The impact on the tourism industry will be massive and on-going for several years. It’s estimated by industry analysts that the Caribbean region alone generates more than $3 billion of revenue from tourism. Many popular destinations, such as the Virgin Islands, were utterly flattened by Category 5 winds from Irma.
Not surprisingly, travel insurance claims following the two hurricanes have numbered in the thousands.
Taking a look at any proposed flight itinerary on a major travel deal website will show you how profound continuing threats to the Gulf and Caribbean areas can be for travelers to handle. The growth of the city of Houston in recent years is especially difficult to cope with, as airlines regularly route flights that once went through places like Chicago into Houston. Worse, many travelers, following an unprecedented stretch without a major hurricane making landfall in the U.S., became complacent and avoided buying travel insurance.
What are travelers, whether they are taking business flights or planning relaxing cruises, supposed to do? The record-setting hurricane season is a reminder that trip protection is a relatively cheap product to purchase. As a general rule of thumb, travel insurance should cost between four to ten percent of your trip costs. For example, a $5,000 trip should cost between $200 and $500 to insure.

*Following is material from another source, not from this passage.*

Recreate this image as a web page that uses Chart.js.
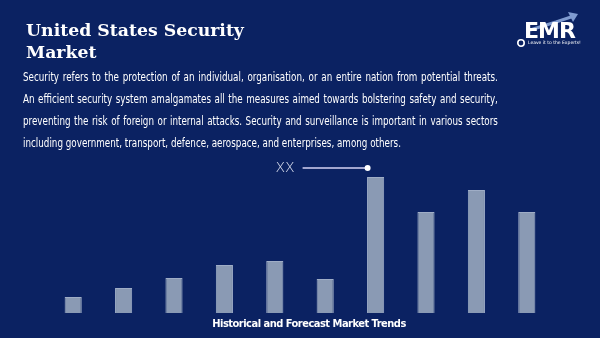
<!DOCTYPE html>
<html>
<head>
<meta charset="utf-8">
<script src="https://cdn.jsdelivr.net/npm/chart.js"></script>
<style>
  html, body { margin: 0; padding: 0; }
  body { width: 600px; height: 338px; background: #0b2262; position: relative; overflow: hidden; }
  #chart { position: absolute; left: 0; top: 0; }
  .title { position: absolute; left: 26px; top: 19px; color: #fff; font-family: "DejaVu Serif", serif; font-weight: bold; font-size: 17.3px; line-height: 22px; }
  .para { position: absolute; left: 23px; top: 65.5px; width: 560px; transform: scaleX(0.848); transform-origin: 0 0; color: #fff; font-family: "Liberation Sans Narrow", "DejaVu Sans Condensed", sans-serif; font-size: 11.5px; line-height: 22.3px; }
  .para div { text-align: justify; text-align-last: justify; }
  .para div.last { text-align-last: left; }
  .foot { position: absolute; left: 0; width: 618px; top: 317px; text-align: center; color: #fff; font-family: "Liberation Sans Narrow", "DejaVu Sans Condensed", sans-serif; font-weight: bold; font-size: 11px; letter-spacing: -0.5px; }
  .logo { position: absolute; left: 516px; top: 8px; width: 70px; height: 42px; }
  .logo .emr { position: absolute; left: 8px; top: 12px; color: #fff; font-family: "DejaVu Sans", sans-serif; font-weight: bold; font-size: 22px; line-height: 22px; letter-spacing: -1px; }
  .logo .tag { position: absolute; left: 12px; top: 32px; color: #fff; font-family: "DejaVu Sans", sans-serif; font-size: 4.5px; white-space: nowrap; }
</style>
</head>
<body>
<canvas id="chart" width="600" height="338"></canvas>
<div class="title">United States Security<br>Market</div>
<div class="para">
  <div>Security refers to the protection of an individual, organisation, or an entire nation from potential threats.</div>
  <div>An efficient security system amalgamates all the measures aimed towards bolstering safety and security,</div>
  <div>preventing the risk of foreign or internal attacks. Security and surveillance is important in various sectors</div>
  <div class="last">including government, transport, defence, aerospace, and enterprises, among others.</div>
</div>
<div class="foot">Historical and Forecast Market Trends</div>
<div class="logo">
  <svg width="70" height="42" style="position:absolute;left:0;top:0">
    <path d="M14 22 L40 14 L58 8" stroke="#7f9bd0" stroke-width="3" fill="none"/>
    <path d="M52 4 L62 6 L57 14 Z" fill="#7f9bd0"/>
    <circle cx="5" cy="35" r="3.2" stroke="#fff" stroke-width="1.6" fill="none"/>
  </svg>
  <div class="emr">EMR</div>
  <div class="tag">Leave it to the Experts!</div>
</div>
<script>
// bar chart values
const years = ['2018', '2019', '2020', '2021', '2022', '2023', '2024', '2025', '2026', '2027'];
const marketValues = [16, 25, 35, 48, 52, 34, 136, 101, 123, 101];
const markerLabel = 'XX';
const markerIndex = 6;

// draws the "XX ——●" callout next to the top of the highlighted bar
const calloutPlugin = {
  id: 'callout',
  afterDatasetsDraw(chart) {
    const bar = chart.getDatasetMeta(0).data[markerIndex];
    const ctx = chart.ctx;
    const dotX = bar.x - 8;
    const dotY = bar.y - 9;
    ctx.save();
    ctx.strokeStyle = '#d6d3f5';
    ctx.lineWidth = 1.5;
    ctx.beginPath();
    ctx.moveTo(dotX - 65, dotY);
    ctx.lineTo(dotX, dotY);
    ctx.stroke();
    ctx.fillStyle = '#ffffff';
    ctx.beginPath();
    ctx.arc(dotX, dotY, 3, 0, Math.PI * 2);
    ctx.fill();
    ctx.font = '300 14px "DejaVu Sans", sans-serif';
    ctx.fillStyle = '#e0e4f2';
    ctx.textAlign = 'right';
    ctx.textBaseline = 'middle';
    ctx.fillText(markerLabel, dotX - 73, dotY);
    ctx.restore();
  }
};

new Chart(document.getElementById('chart'), {
  type: 'bar',
  data: {
    labels: years,
    datasets: [{
      data: marketValues,
      backgroundColor: '#8a9ab4',
      borderColor: '#9fadc6',
      borderWidth: 1,
      barPercentage: 0.34,
      categoryPercentage: 1
    }]
  },
  options: {
    responsive: false,
    animation: false,
    layout: { padding: { left: 48, right: 48, top: 163, bottom: 25 } },
    scales: {
      x: { display: false },
      y: { display: false, min: 0, max: 150 }
    },
    plugins: {
      legend: { display: false },
      tooltip: { enabled: false }
    }
  },
  plugins: [calloutPlugin]
});
</script>
</body>
</html>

It’s also wise to be aware of what trip protection will and won’t cover. Buy coverage well in advance of a trip. Insurance carriers, for example, aren’t likely to cover costs for a trip that was booked two days before a hurricane was expected to make landfall and if the hurricane was already named before the purchase of the policy. On the upside, they often cover things besides cancellations, such as unexpected trips to the doctor while on vacation. With a little forethought, it’s easy to see that your investment in a trip won’t go to waste because of an unanticipated event.